Friday, January 08, 2010

2010 One Little Word!

So each year I have been picking one little word to keep in mind to encourage me to with my hopes and dreams. 2009's word was Hope, I hoped for alot last year and alot of those things came true for me. I had hoped for peace and calm in my heart with my ex-husband, hoped to get over the guilt that I had for my actions, hoped I would come to a place of happiness, hoped to learn about myself and hoped to grow with my faith. I have peace and calm in my heart for my ex and I no longer have the guilt and I am for once truly happy with my life and I am growing with my faith. As I have been thinking of what word will help me for 2010 I have to say it's my Faith. Faith in God that He will guide me to where He wants me to be and who He wants me to be.
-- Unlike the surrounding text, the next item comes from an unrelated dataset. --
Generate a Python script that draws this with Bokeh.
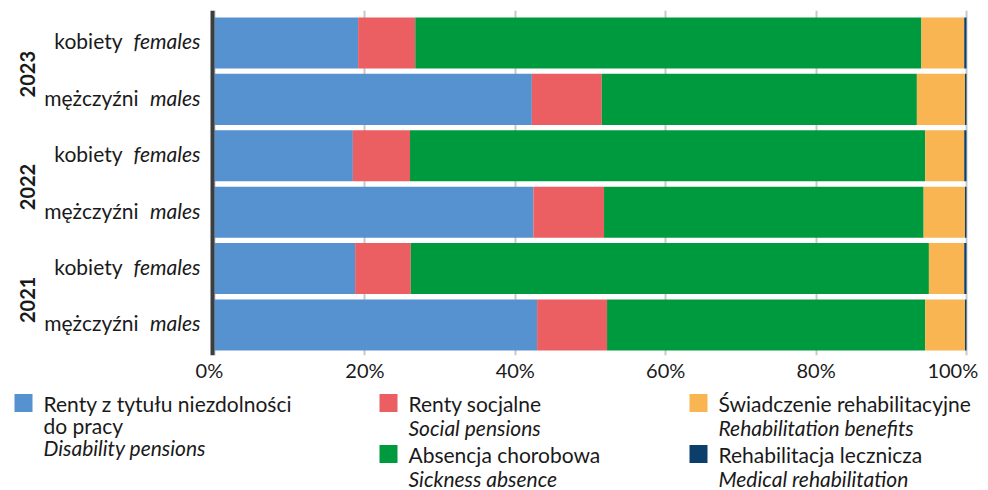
import math
from bokeh.plotting import figure
from bokeh.models import ColumnDataSource, Range1d, FixedTicker, PrintfTickFormatter, Span
from bokeh.layouts import column
from bokeh.embed import file_html
from bokeh.resources import INLINE
from bokeh.core.properties import value

# ---------------- data ----------------
row_year = ["2023", "2023", "2022", "2022", "2021", "2021"]
row_sex_pl = ["kobiety", "mężczyźni", "kobiety", "mężczyźni", "kobiety", "mężczyźni"]
row_sex_en = ["females", "males", "females", "males", "females", "males"]

disability = [19.1, 42.2, 18.4, 42.4, 18.7, 42.9]
social = [7.6, 9.3, 7.6, 9.4, 7.4, 9.3]
sickness = [67.3, 41.9, 68.5, 42.5, 68.9, 42.3]
rehab_benefit = [5.7, 6.4, 5.2, 5.5, 4.7, 5.3]
medical = [0.3, 0.2, 0.3, 0.2, 0.3, 0.2]

series_keys = ["disability", "social", "sickness", "rehab_benefit", "medical"]
series_pl = ["Renty z tytułu niezdolności\ndo pracy", "Renty socjalne", "Absencja chorobowa",
             "Świadczenie rehabilitacyjne", "Rehabilitacja lecznicza"]
series_en = ["Disability pensions", "Social pensions", "Sickness absence",
             "Rehabilitation benefits", "Medical rehabilitation"]
colors = ["#5592cf", "#eb5e61", "#009a3e", "#f8b551", "#0c3e6c"]

x_ticks = [0, 20, 40, 60, 80, 100]

# ---------------- style / layout ----------------
FONT = "Lato"
TXT = "#1a1a1a"
FS_TICK = "20px"
FS_LAB = "21px"
FS_LEG = "21px"
sex_offset = {"kobiety": -92, "mężczyźni": -76}
NB = "\u00a0"

W = 988
H_MAIN = 387
H_LEG = 103
PX_ZERO = 214.0      # pixel of 0 % inside the figure
PX_HUNDRED = 966.0   # pixel of 100 %
ppu = (PX_HUNDRED - PX_ZERO) / 100.0

n = len(row_year)
ypos = [n - 1 - i for i in range(n)]

src = ColumnDataSource(dict(
    y=ypos, year=row_year, sex_pl=row_sex_pl, sex_en=row_sex_en,
    off_pl=[sex_offset[s] for s in row_sex_pl],
    zero=[0] * n,
    disability=disability, social=social, sickness=sickness,
    rehab_benefit=rehab_benefit, medical=medical,
))

years = []
for yv in row_year:
    if yv not in years:
        years.append(yv)
year_y = [sum(y for y, yy in zip(ypos, row_year) if yy == yv) / row_year.count(yv) for yv in years]
ysrc = ColumnDataSource(dict(y=year_y, text=years, zero=[0] * len(years)))

p = figure(width=W, height=H_MAIN,
           x_range=Range1d(-PX_ZERO / ppu, 100 + (W - PX_HUNDRED) / ppu),
           y_range=Range1d(-0.541, 5.576),
           y_axis_type=None,
           toolbar_location=None, output_backend="svg",
           min_border_left=0, min_border_right=0, min_border_top=10, min_border_bottom=32)
p.outline_line_color = None
p.background_fill_color = "white"
p.border_fill_color = "white"

p.hbar_stack(series_keys, y="y", height=0.905, color=colors, source=src, line_width=0, line_color=None)

p.xgrid.ticker = FixedTicker(ticks=x_ticks)
p.xgrid.grid_line_color = "#c8c8c8"
p.xgrid.grid_line_width = 2
p.ygrid.grid_line_color = None

p.xaxis.ticker = FixedTicker(ticks=x_ticks)
p.xaxis.formatter = PrintfTickFormatter(format="%d%%")
p.xaxis.major_label_overrides = {x_ticks[0]: f"{x_ticks[0]}%" + NB * 2,
                                 x_ticks[-1]: f"{x_ticks[-1]}%" + NB * 2}
p.xaxis.axis_line_color = None
p.xaxis.major_tick_line_color = None
p.xaxis.minor_tick_line_color = None
p.xaxis.major_label_standoff = -4
p.xaxis.major_label_text_font = FONT
p.xaxis.major_label_text_font_size = FS_TICK
p.xaxis.major_label_text_color = TXT

# vertical axis line at the 0 % edge
p.add_layout(Span(location=-2.0 / ppu, dimension="height", line_color="#3b3e41", line_width=4))

# category labels
p.text(x="zero", y="y", text="sex_en", source=src, x_offset=-14, y_offset=-2,
       text_align="right", text_baseline="middle", text_font=value(FONT),
       text_font_style="italic", text_font_size=FS_LAB, text_color=TXT)
p.text(x="zero", y="y", text="sex_pl", source=src, x_offset="off_pl", y_offset=-2,
       text_align="right", text_baseline="middle", text_font=value(FONT),
       text_font_size=FS_LAB, text_color=TXT)
p.text(x="zero", y="y", text="text", source=ysrc, x_offset=-187, y_offset=3, angle=math.pi / 2,
       text_align="center", text_baseline="middle", text_font=value(FONT),
       text_font_style="bold", text_font_size="20px", text_color=TXT)

# ---------------- legend ----------------
lg = figure(width=W, height=H_LEG, x_range=Range1d(0, W), y_range=Range1d(H_LEG, 0),
            x_axis_type=None, y_axis_type=None, toolbar_location=None, output_backend="svg",
            min_border_left=0, min_border_right=0, min_border_top=0, min_border_bottom=0)
lg.outline_line_color = None
lg.xgrid.grid_line_color = None
lg.ygrid.grid_line_color = None

col_x = [14, 379, 689]
row_mid = [15.5, 66.5]
slots = [(0, 0), (1, 0), (1, 1), (2, 0), (2, 1)]
sq = 18
line_h = [22, 24, 24]

sqx, sqy, sqc = [], [], []
tx, ty, tt, tst = [], [], [], []
for i, (c, r) in enumerate(slots):
    x0 = col_x[c]
    mid = row_mid[r]
    sqx.append(x0 + sq / 2)
    sqy.append(mid)
    sqc.append(colors[i])
    lines = series_pl[i].split("\n") + [series_en[i]]
    styles = ["normal"] * (len(lines) - 1) + ["italic"]
    for k, (ln, st) in enumerate(zip(lines, styles)):
        tx.append(x0 + 29)
        ty.append(mid + k * line_h[c])
        tt.append(ln)
        tst.append(st)

lg.rect(x=sqx, y=sqy, width=sq, height=sq, color=sqc, line_width=0)
lg.text(x="x", y="y", text="t", text_font_style="st",
        source=ColumnDataSource(dict(x=tx, y=ty, t=tt, st=tst)),
        text_font=value(FONT), text_font_size=FS_LEG, text_color=TXT,
        text_align="left", text_baseline="middle")

layout = column(p, lg)
open("out.html", "w").write(file_html(layout, INLINE))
At Church this last Sunday Pastor talked about "The Good Life". So what is "The Good Life"? Well there is one "Good Life" of having money, the nice house the new cars and anything else that you dream about. But is that truly "The Good Life", No!! The true "Good Life" is living a life of happiness that you don't have to buy, that you can live a nice simple life with your loving family and truly be happier then the person who has everything. I feel at times that I have stepped back (social class) but when I look at it in Gods eyes I have moved up. I am truly at a better place and I am a happier person. It is so hard to explain where my heart and head are at right now but I know I am a work in progress. I love the fact that Damon is into God and he is helping me grow to follow Gods word and live a happy life. So I think you will see and hear more about Faith in my life this year.